Kawartha Dairy Company is a Canadian family owned and operated dairy based in Bobcaygeon, Ontario in the City of Kawartha Lakes. The company was founded in 1937 and it remains family owned. Kawartha Dairy produces a line of milk and cream products, which are sold both wholesale and in its own retail stores. The company also operates ten of its own retail stores in Ontario.

==History==
In 1937, Jack and Ila Crowe bought a small dairy in Bobcaygeon after Jack enjoyed his experience working at the now-defunct Oshawa Dairy. Originally established as Hart Dairy in 1908 after the founder and renamed as Oshawa Dairy to reflect the place of business. Oshawa Dairy was acquired by Ideal Dairy in 1967 and continued to 1970 when Ideal Dairy was sold to Beatrice Foods) and began producing and selling milk products. They initially used ice from the nearby Pigeon Lake to keep their products in cold storage. Kawartha Dairy increased the size of their operation in 1942 by buying the other dairies such as Murphy Brothers Meadowbrook Dairy (began under Roy and Clayton Murphy's father Gerald Murphy in 1900 and closed after tuberculosis outbreak resulted in destroying the farm's entire herd) in the town. They stored their products in 80 lbs steel containers and delivered them to the surrounding area by wagon or boat in the summer and by sleigh in the winter. In the mid-1950s Crowe attended courses at the University of Guelph, where he learned how to make ice cream, which would soon be added to Kawartha Dairy's line of products and become one of their signature items. In the early 1960s, the company expanded to Minden where it opened a retail store.
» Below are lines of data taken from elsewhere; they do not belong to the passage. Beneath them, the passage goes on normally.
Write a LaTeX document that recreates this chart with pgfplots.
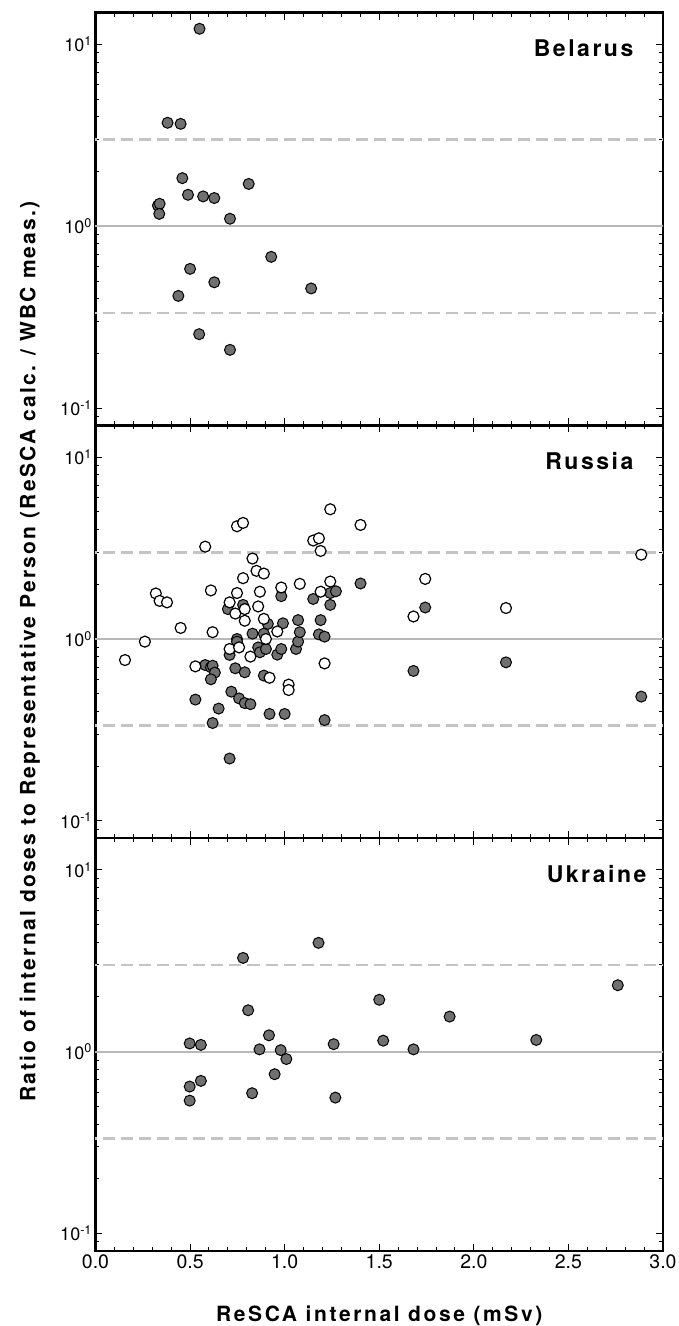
\documentclass[border=0pt]{standalone}
\usepackage{pgfplots}
\pgfplotsset{compat=1.18}
\usepackage{pgfplotstable}
\usepackage{fontspec}
\setmainfont{TeX Gyre Heros}
\newfontfamily\spaced[LetterSpace=11]{TeX Gyre Heros}
\newfontfamily\yspaced[LetterSpace=10.5]{TeX Gyre Heros}
\newfontfamily\xspaced[LetterSpace=12.5]{TeX Gyre Heros}
\definecolor{ptfill}{HTML}{707070}
\definecolor{refline}{HTML}{B8B8B8}
\definecolor{dashline}{HTML}{C4C4C4}

\pgfplotstableread{
x y
0.550 12.2
0.381 3.71
0.450 3.66
0.459 1.84
0.810 1.71
0.489 1.49
0.569 1.46
0.628 1.43
0.330 1.30
0.339 1.33
0.337 1.17
0.711 1.10
0.929 0.679
0.500 0.583
0.628 0.492
1.140 0.455
0.438 0.414
0.548 0.255
0.711 0.209
}\belarus

\pgfplotstableread{
x y
0.528 0.464
0.580 0.719
0.610 0.699
0.619 0.713
0.631 0.653
0.610 0.600
0.619 0.345
0.651 0.414
0.700 1.46
0.709 0.817
0.718 0.513
0.709 0.220
0.739 0.690
0.748 1.00
0.748 0.967
0.759 0.471
0.780 1.54
0.789 0.656
0.789 0.444
0.819 0.438
0.830 1.07
0.860 0.899
0.869 0.845
0.890 1.07
0.901 0.881
0.890 0.629
0.911 1.21
0.920 0.387
0.961 0.820
0.982 1.72
0.982 0.881
0.991 1.22
1.000 0.387
1.060 0.881
1.071 1.27
1.071 0.967
1.080 1.09
1.151 1.66
1.181 1.06
1.190 1.27
1.211 1.03
1.211 0.358
1.241 1.54
1.241 1.79
1.271 1.83
1.401 2.02
1.681 0.667
1.743 1.49
2.170 0.744
2.885 0.482
}\russiafilled

\pgfplotstableread{
x y
0.156 0.766
0.261 0.967
0.319 1.78
0.339 1.62
0.378 1.59
0.450 1.15
0.528 0.707
0.580 3.22
0.610 1.85
0.619 1.09
0.709 0.881
0.709 1.59
0.739 1.38
0.748 4.17
0.780 4.35
0.748 1.79
0.759 0.899
0.780 2.16
0.789 1.46
0.789 1.26
0.819 0.800
0.830 2.77
0.851 2.37
0.860 1.51
0.869 1.82
0.890 2.29
0.890 1.29
0.901 1.00
0.920 0.612
0.961 1.10
0.982 1.92
1.021 0.561
1.021 0.524
1.080 2.01
1.151 3.48
1.181 3.58
1.190 3.05
1.190 1.82
1.211 0.734
1.241 5.17
1.241 2.07
1.401 4.24
1.681 1.33
1.743 2.14
2.170 1.48
2.885 2.91
}\russiaopen

\pgfplotstableread{
x y
1.179 3.97
0.780 3.28
2.761 2.32
1.500 1.93
0.807 1.69
1.872 1.56
0.917 1.23
0.498 1.11
0.557 1.09
1.259 1.10
1.521 1.15
2.330 1.16
0.867 1.03
0.979 1.02
1.681 1.03
1.009 0.911
0.947 0.752
0.557 0.691
0.498 0.643
0.828 0.591
1.268 0.559
0.498 0.538
}\ukraine

\pgfplotsset{
  /pgfplots/rescapanel/.style={
    width=567.5pt, height=412.7pt, scale only axis,
    xmin=0, xmax=3, ymin=0.0803, ymax=14.96,
    xtick={0,0.5,1,1.5,2,2.5,3},
    minor x tick num=4,
    ytick={0.1,1,10},
    yticklabels={10\textsuperscript{-1},10\textsuperscript{0},10\textsuperscript{1}},
    minor ytick={0.09,0.2,0.3,0.4,0.5,0.6,0.7,0.8,0.9,2,3,4,5,6,7,8,9},
    xtick pos=both, ytick pos=both,
    tick align=inside,
    major tick length=7pt, minor tick length=4pt,
    every tick/.style={black, line width=1pt},
    axis line style={line width=2.5pt},
    yticklabel style={font=\fontsize{18}{18}\selectfont},
    xticklabel style={font=\fontsize{19.5}{19.5}\selectfont},
    clip=false,
  },
  /pgfplots/filledpt/.style={only marks, mark=*, mark size=5.5pt,
    mark options={fill=ptfill, draw=black, line width=1pt}},
  /pgfplots/openpt/.style={only marks, mark=*, mark size=5.5pt,
    mark options={fill=white, draw=black, line width=1.2pt}},
}

\newcommand{\refs}{%
  \addplot[refline, line width=2pt] coordinates {(0,1) (3,1)};
  \addplot[dashline, line width=2.5pt, dash pattern=on 12pt off 6pt, dash phase=-8pt] coordinates {(0,3) (3,3)};
  \addplot[dashline, line width=2.5pt, dash pattern=on 12pt off 6pt, dash phase=-8pt] coordinates {(0,0.3333) (3,0.3333)};
}

\begin{document}
\begin{tikzpicture}
% Ukraine (bottom)
\begin{semilogyaxis}[rescapanel, at={(0pt,0pt)},
  xticklabels={0.0,0.5,1.0,1.5,2.0,2.5,3.0}]
\refs
\addplot[filledpt] table[x=x,y=y] {\ukraine};
\node[anchor=base east, font=\fontsize{23}{23}\spaced\bfseries] at (rel axis cs:0.977,0.893) {Ukraine};
\end{semilogyaxis}
% Russia (middle)
\begin{semilogyaxis}[rescapanel, at={(0pt,412.7pt)}, xticklabel=\empty]
\refs
\addplot[filledpt] table[x=x,y=y] {\russiafilled};
\addplot[openpt] table[x=x,y=y] {\russiaopen};
\node[anchor=base east, font=\fontsize{23}{23}\spaced\bfseries] at (rel axis cs:0.954,0.893) {Russia};
\end{semilogyaxis}
% Belarus (top)
\begin{semilogyaxis}[rescapanel, at={(0pt,825.4pt)}, xticklabel=\empty]
\refs
\addplot[filledpt] table[x=x,y=y] {\belarus};
\node[anchor=base east, font=\fontsize{23}{23}\spaced\bfseries] at (rel axis cs:0.954,0.893) {Belarus};
\end{semilogyaxis}
\node[rotate=90, anchor=base, font=\fontsize{21}{21}\yspaced\bfseries] at (-60pt,599.3pt) {Ratio of internal doses to Representative Person (ReSCA calc. / WBC meas.)};
\node[anchor=base, font=\fontsize{21}{21}\xspaced\bfseries] at (283.75pt,-70.9pt) {ReSCA internal dose (mSv)};
\pgfresetboundingbox
\path (-95.5pt,-75.2pt) rectangle (582.5pt,1250.8pt);
\end{tikzpicture}
\end{document}
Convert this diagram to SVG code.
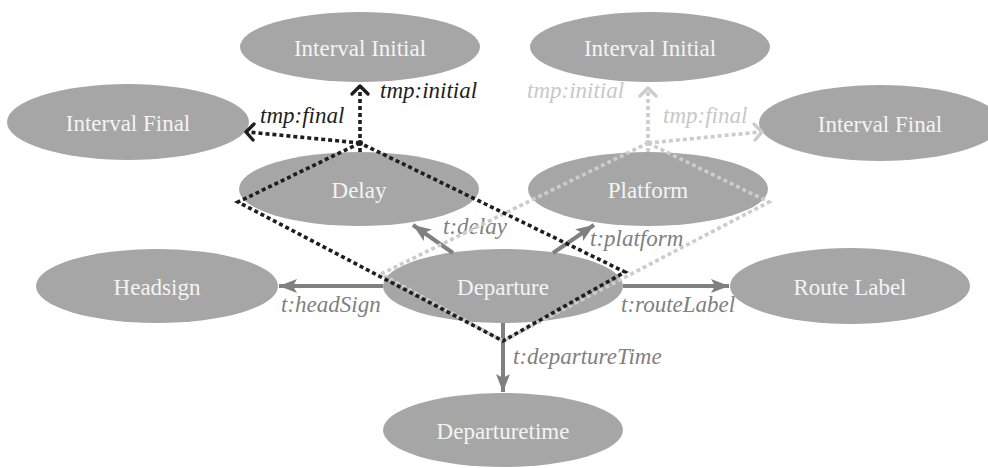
<svg xmlns="http://www.w3.org/2000/svg" width="988" height="468" viewBox="0 0 988 468" font-family="Liberation Serif, serif">
<defs>
<style>
.node ellipse{fill:#a6a6a6;}
.node text{fill:#f4f4f4;font-size:23px;text-anchor:middle;dominant-baseline:central;}
.solid{stroke:#808080;stroke-width:4;fill:none;}
.lbl{font-style:italic;font-size:23px;}
.gl{fill:#808080;}
.bl{fill:#1e1e1e;}
.ll{fill:#c8c8c8;}
.dk{stroke:#1e1e1e;stroke-width:3.6;stroke-dasharray:4 3;fill:none;}
.lt{stroke:#cccccc;stroke-width:3.6;stroke-dasharray:4 3;fill:none;}
.chk{stroke:#1e1e1e;stroke-width:3.4;fill:none;stroke-linecap:round;stroke-linejoin:round;}
.chl{stroke:#cccccc;stroke-width:3.4;fill:none;stroke-linecap:round;stroke-linejoin:round;}
</style>
<marker id="ah" markerUnits="userSpaceOnUse" markerWidth="22" markerHeight="16" refX="18" refY="7" orient="auto">
<path d="M18,7 L0,0 L4,7 L0,14 Z" fill="#808080"/>
</marker>
</defs>
<g id="nodes">
<g id="interval-initial-1" class="node"><ellipse cx="360" cy="47" rx="120" ry="35"/><text x="360" y="48">Interval Initial</text></g>
<g id="interval-initial-2" class="node"><ellipse cx="650" cy="47" rx="120" ry="35"/><text x="650" y="48">Interval Initial</text></g>
<g id="interval-final-1" class="node"><ellipse cx="128" cy="122" rx="121" ry="38"/><text x="128" y="123">Interval Final</text></g>
<g id="interval-final-2" class="node"><ellipse cx="880" cy="123" rx="121" ry="38"/><text x="880" y="124">Interval Final</text></g>
<g id="delay" class="node"><ellipse cx="359" cy="189" rx="120" ry="37"/><text x="359" y="190">Delay</text></g>
<g id="platform" class="node"><ellipse cx="648" cy="189" rx="120" ry="37"/><text x="648" y="190">Platform</text></g>
<g id="headsign" class="node"><ellipse cx="157" cy="286" rx="121" ry="37"/><text x="157" y="287">Headsign</text></g>
<g id="departure" class="node"><ellipse cx="503" cy="286" rx="120" ry="37"/><text x="503" y="287">Departure</text></g>
<g id="route-label" class="node"><ellipse cx="850" cy="286" rx="120" ry="38"/><text x="850" y="287">Route Label</text></g>
<g id="departuretime" class="node"><ellipse cx="503" cy="430" rx="120" ry="37"/><text x="503" y="431">Departuretime</text></g>
</g>
<g id="connectors">
<line class="solid" x1="383" y1="286" x2="279" y2="286" marker-end="url(#ah)"/>
<line class="solid" x1="623" y1="286" x2="729" y2="286" marker-end="url(#ah)"/>
<line class="solid" x1="503" y1="323" x2="503" y2="392" marker-end="url(#ah)"/>
<line class="solid" x1="453" y1="253" x2="413" y2="225" marker-end="url(#ah)"/>
<line class="solid" x1="553" y1="253" x2="594" y2="225" marker-end="url(#ah)"/>
<text class="lbl gl" x="281" y="312">t:headSign</text>
<text class="lbl gl" x="621" y="312">t:routeLabel</text>
<text class="lbl gl" x="513" y="364">t:departureTime</text>
<text class="lbl gl" x="443" y="234">t:delay</text>
<text class="lbl gl" x="590" y="246">t:platform</text>
<path class="lt" d="M648,143 L769,202 L503,341 L381,274 Z"/>
<line class="lt" x1="648" y1="152" x2="648" y2="90"/>
<line class="lt" x1="648" y1="143" x2="760" y2="132"/>
<path class="chl" d="M640,96 L648,88 L656,96"/>
<path class="chl" d="M754,124 L762,132 L755,140"/>
<circle cx="648" cy="143" r="3" fill="#cccccc"/>
<text class="lbl ll" x="527" y="98">tmp:initial</text>
<text class="lbl ll" x="663" y="123">tmp:final</text>
<path class="dk" d="M360,143 L238,202 L503,341 L625,272 Z"/>
<line class="dk" x1="360" y1="152" x2="360" y2="88"/>
<line class="dk" x1="360" y1="143" x2="248" y2="132"/>
<path class="chk" d="M352,94 L360,86 L368,94"/>
<path class="chk" d="M254,124 L246,132 L253,140"/>
<circle cx="360" cy="143" r="3" fill="#1e1e1e"/>
<text class="lbl bl" x="380" y="98">tmp:initial</text>
<text class="lbl bl" x="260" y="123">tmp:final</text>
</g>
</svg>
In 2008, there were five Kawartha Dairy retail stores in central Ontario. In 2010 the company received approximately $620,000 in funding from the Province of Ontario's Rural Economic Development Program to facilitate the expansion and updating of their plant in Bobcaygeon, including the creation of ten new jobs and updated production systems. Additional provincial funding of $311,200 was also secured in August 2017 to help with the expansion of their refrigeration and storage facilities, the company's largest such expansion in its 70-year history.

By 2012, the company was operating eight retail stores in Ontario in addition to its wholesale business. 2016 saw the opening of a ninth store in Orillia, and by May 2018, a tenth store was opened in Newmarket. The company employs 145 staff, in addition to around 100 extra employees when demand increases in the summer.

In 2013, Kawartha Dairy launched an expansion into urban grocery stores throughout Ontario. The company capitalized on its association with cottage country by including images of rural Ontario landscapes on its packaging. In 2015, the redesign was awarded Best in Show at the PAC Global Leadership Awards.

In 2017, Kawartha celebrated its 80th anniversary. That same year, the company received $311,200 from the Eastern Ontario Development Fund to help on its $7.5-million expansion of the company's operations and its product lines.

==Locations==

There are thirteen retail stores offering ice cream and other dairy products:

- Bancroft, Ontario
- Barrie, Ontario
- Bobcaygeon, Ontario
- Burlington, Ontario
- Cobourg, Ontario
- Huntsville, Ontario
- Lindsay, Ontario
- Minden, Ontario
- Newmarket, Ontario
- Orillia, Ontario
- Ottawa, Ontario
- Peterborough, Ontario
- Toronto, Ontario
- Uxbridge, Ontario

==Products==
Some of Kawartha Dairy's most popular products include its ice cream, chocolate milk, and eggnog, which are sold in the company's own retail stores and distributed in third-party retailers across Ontario. The company makes a point of using fresh Ontario milk and cream exclusively in its ice cream and they source the majority of their milk from the Bobcaygeon area. In February 2018, Kawartha Dairy collaborated with Ontario brewer Muskoka of Bracebridge on a limited-edition beer based on the former's Salty Caramel Truffle ice cream flavour, which was brewed in a bock style and contained caramel and milk chocolate flavours. In the summer of 2018, the company began offering edible candy spoons as a way to reduce waste and benefit the environment.